[begin Data excerpts]

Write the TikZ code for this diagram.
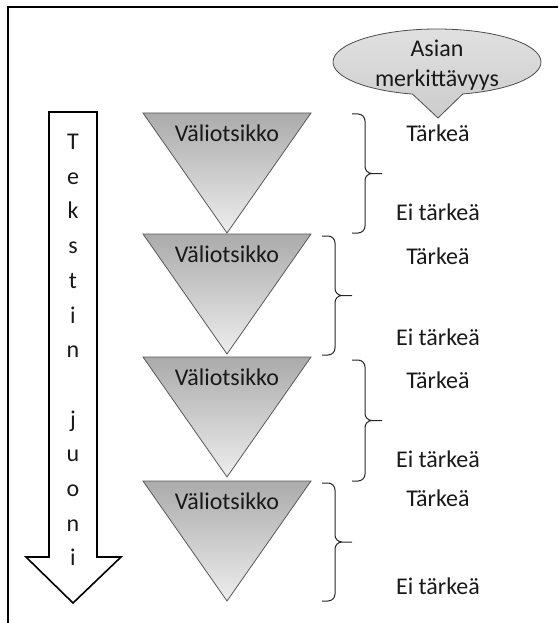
\documentclass[tikz,border=0pt]{standalone}
\usepackage{fontspec}
\setmainfont{Carlito}
\usetikzlibrary{shapes.callouts}

\tikzset{
  txt/.style={font=\fontsize{24}{29}\selectfont, text=black!90, inner sep=0pt},
  wedge/.style={draw=black!65, line width=0.8pt, top color=black!33, bottom color=black!7},
  curly/.style={draw=black!85, line width=1pt, rounded corners=7pt},
  bubble/.style={ellipse callout, draw=black!70, line width=0.8pt,
                 top color=black!12, bottom color=black!20,
                 minimum width=208pt, minimum height=66pt, inner sep=0pt,
                 callout pointer arc=28},
  flowarrow/.style={draw=black, line width=1.6pt, fill=white, line join=miter},
  framing/.style={draw=black, line width=1.6pt}
}

\begin{document}
\begin{tikzpicture}[x=1pt,y=-1pt]
  \useasboundingbox (0,0) rectangle (558,623);

  % frame (top and left edges)
  \coordinate (fbl) at (8,623);
  \coordinate (ftl) at (8,7);
  \coordinate (ftr) at (558,7);
  \draw[framing] (fbl) -- (ftl) -- (ftr);

  % big downward arrow with the vertical caption
  \draw[flowarrow] (49,112) coordinate (a1) -- (97,112) coordinate (a2)
        -- (97,557) coordinate (a3) -- (121,557) coordinate (a4)
        -- (73,603) coordinate (a5) -- (26,557) coordinate (a6)
        -- (49,557) coordinate (a7) -- cycle;
  \foreach \ch [count=\i] in {T,e,k,s,t,i,n,{},j,u,o,n,i}
    \node[txt, anchor=base] (L\i) at (73,{149.5+34.7*(\i-1)}) {\ch};

  % funnel triangles
  \foreach \top [count=\i] in {113,234,357,481} {
    \path[wedge] (143,\top) coordinate (w\i a) -- (311,\top) coordinate (w\i b)
          -- (227,\top+120) coordinate (w\i c) -- cycle;
    \node[txt] (v\i) at (227,\top+20) {Väliotsikko};
  }

  % braces: top hook, straight spine, tip, spine, bottom hook
  \coordinate (b1t) at (352,114); \coordinate (b1b) at (352,233);
  \coordinate (b2t) at (322,236); \coordinate (b2b) at (322,355);
  \coordinate (b3t) at (352,360); \coordinate (b3b) at (352,481);
  \coordinate (b4t) at (322,483); \coordinate (b4b) at (322,601);
  \foreach \b/\h in {1/119,2/119,3/121,4/118} {
    \draw[curly] (b\b t) -- ++(13,0) -- ++(0,\h/2) -- ++(17,0)
          ++(0,0) -- ++(-17,0) -- ++(0,\h/2) -- (b\b b);
  }

  % importance labels
  \node[txt] (k1) at (438,133) {Tärkeä};
  \node[txt] (e1) at (438,212) {Ei tärkeä};
  \node[txt] (k2) at (438,256) {Tärkeä};
  \node[txt] (e2) at (438,337) {Ei tärkeä};
  \node[txt] (k3) at (438,380) {Tärkeä};
  \node[txt] (e3) at (438,459) {Ei tärkeä};
  \node[txt] (k4) at (438,498) {Tärkeä};
  \node[txt] (e4) at (438,586) {Ei tärkeä};

  % speech bubble
  \coordinate (tip) at (438,118);
  \node[bubble, callout absolute pointer={(tip)}] (ask) at (437,62) {};
  \node[txt, align=center, font=\fontsize{24}{30}\selectfont] (asktxt) at (437,65)
       {Asian\\merkittävyys};
\end{tikzpicture}
\end{document}
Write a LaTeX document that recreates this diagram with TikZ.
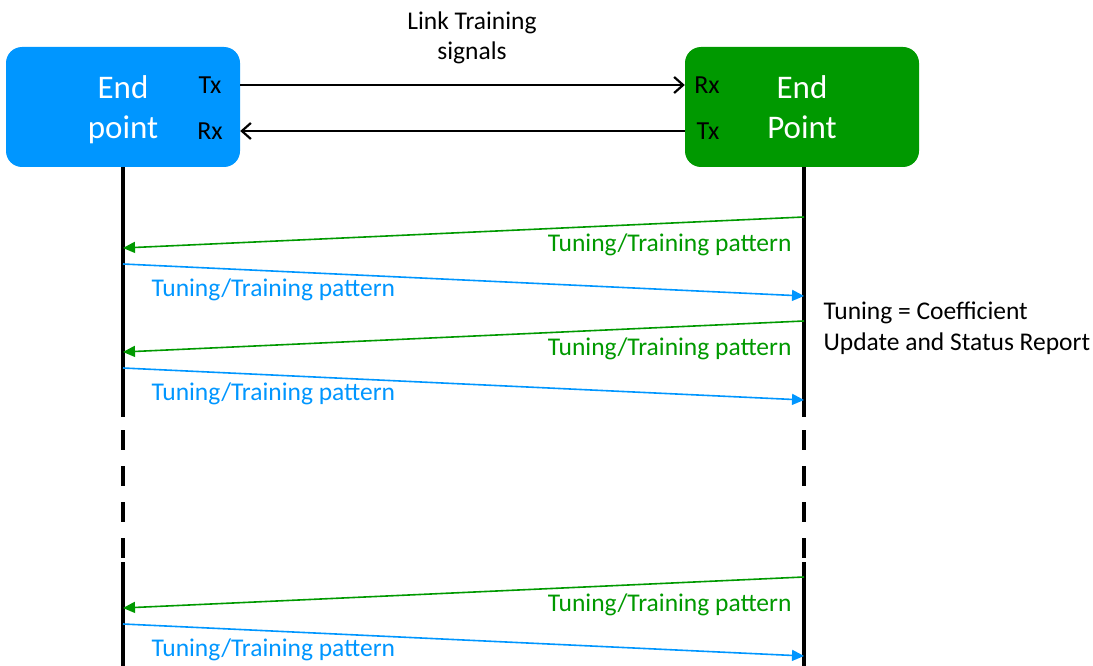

[end Data excerpts]

- Short task -
Quote the records above in full, dropping each picture.

- Response below -
Write the TikZ code for this diagram.
\documentclass[tikz,border=0pt]{standalone}
\usepackage{fontspec}
\setmainfont{Carlito}
\usetikzlibrary{shapes.callouts}

\tikzset{
  txt/.style={font=\fontsize{24}{29}\selectfont, text=black!90, inner sep=0pt},
  wedge/.style={draw=black!65, line width=0.8pt, top color=black!33, bottom color=black!7},
  curly/.style={draw=black!85, line width=1pt, rounded corners=7pt},
  bubble/.style={ellipse callout, draw=black!70, line width=0.8pt,
                 top color=black!12, bottom color=black!20,
                 minimum width=208pt, minimum height=66pt, inner sep=0pt,
                 callout pointer arc=28},
  flowarrow/.style={draw=black, line width=1.6pt, fill=white, line join=miter},
  framing/.style={draw=black, line width=1.6pt}
}

\begin{document}
\begin{tikzpicture}[x=1pt,y=-1pt]
  \useasboundingbox (0,0) rectangle (558,623);

  % frame (top and left edges)
  \coordinate (fbl) at (8,623);
  \coordinate (ftl) at (8,7);
  \coordinate (ftr) at (558,7);
  \draw[framing] (fbl) -- (ftl) -- (ftr);

  % big downward arrow with the vertical caption
  \draw[flowarrow] (49,112) coordinate (a1) -- (97,112) coordinate (a2)
        -- (97,557) coordinate (a3) -- (121,557) coordinate (a4)
        -- (73,603) coordinate (a5) -- (26,557) coordinate (a6)
        -- (49,557) coordinate (a7) -- cycle;
  \foreach \ch [count=\i] in {T,e,k,s,t,i,n,{},j,u,o,n,i}
    \node[txt, anchor=base] (L\i) at (73,{149.5+34.7*(\i-1)}) {\ch};

  % funnel triangles
  \foreach \top [count=\i] in {113,234,357,481} {
    \path[wedge] (143,\top) coordinate (w\i a) -- (311,\top) coordinate (w\i b)
          -- (227,\top+120) coordinate (w\i c) -- cycle;
    \node[txt] (v\i) at (227,\top+20) {Väliotsikko};
  }

  % braces: top hook, straight spine, tip, spine, bottom hook
  \coordinate (b1t) at (352,114); \coordinate (b1b) at (352,233);
  \coordinate (b2t) at (322,236); \coordinate (b2b) at (322,355);
  \coordinate (b3t) at (352,360); \coordinate (b3b) at (352,481);
  \coordinate (b4t) at (322,483); \coordinate (b4b) at (322,601);
  \foreach \b/\h in {1/119,2/119,3/121,4/118} {
    \draw[curly] (b\b t) -- ++(13,0) -- ++(0,\h/2) -- ++(17,0)
          ++(0,0) -- ++(-17,0) -- ++(0,\h/2) -- (b\b b);
  }

  % importance labels
  \node[txt] (k1) at (438,133) {Tärkeä};
  \node[txt] (e1) at (438,212) {Ei tärkeä};
  \node[txt] (k2) at (438,256) {Tärkeä};
  \node[txt] (e2) at (438,337) {Ei tärkeä};
  \node[txt] (k3) at (438,380) {Tärkeä};
  \node[txt] (e3) at (438,459) {Ei tärkeä};
  \node[txt] (k4) at (438,498) {Tärkeä};
  \node[txt] (e4) at (438,586) {Ei tärkeä};

  % speech bubble
  \coordinate (tip) at (438,118);
  \node[bubble, callout absolute pointer={(tip)}] (ask) at (437,62) {};
  \node[txt, align=center, font=\fontsize{24}{30}\selectfont] (asktxt) at (437,65)
       {Asian\\merkittävyys};
\end{tikzpicture}
\end{document}
Write a LaTeX document that recreates this diagram with TikZ.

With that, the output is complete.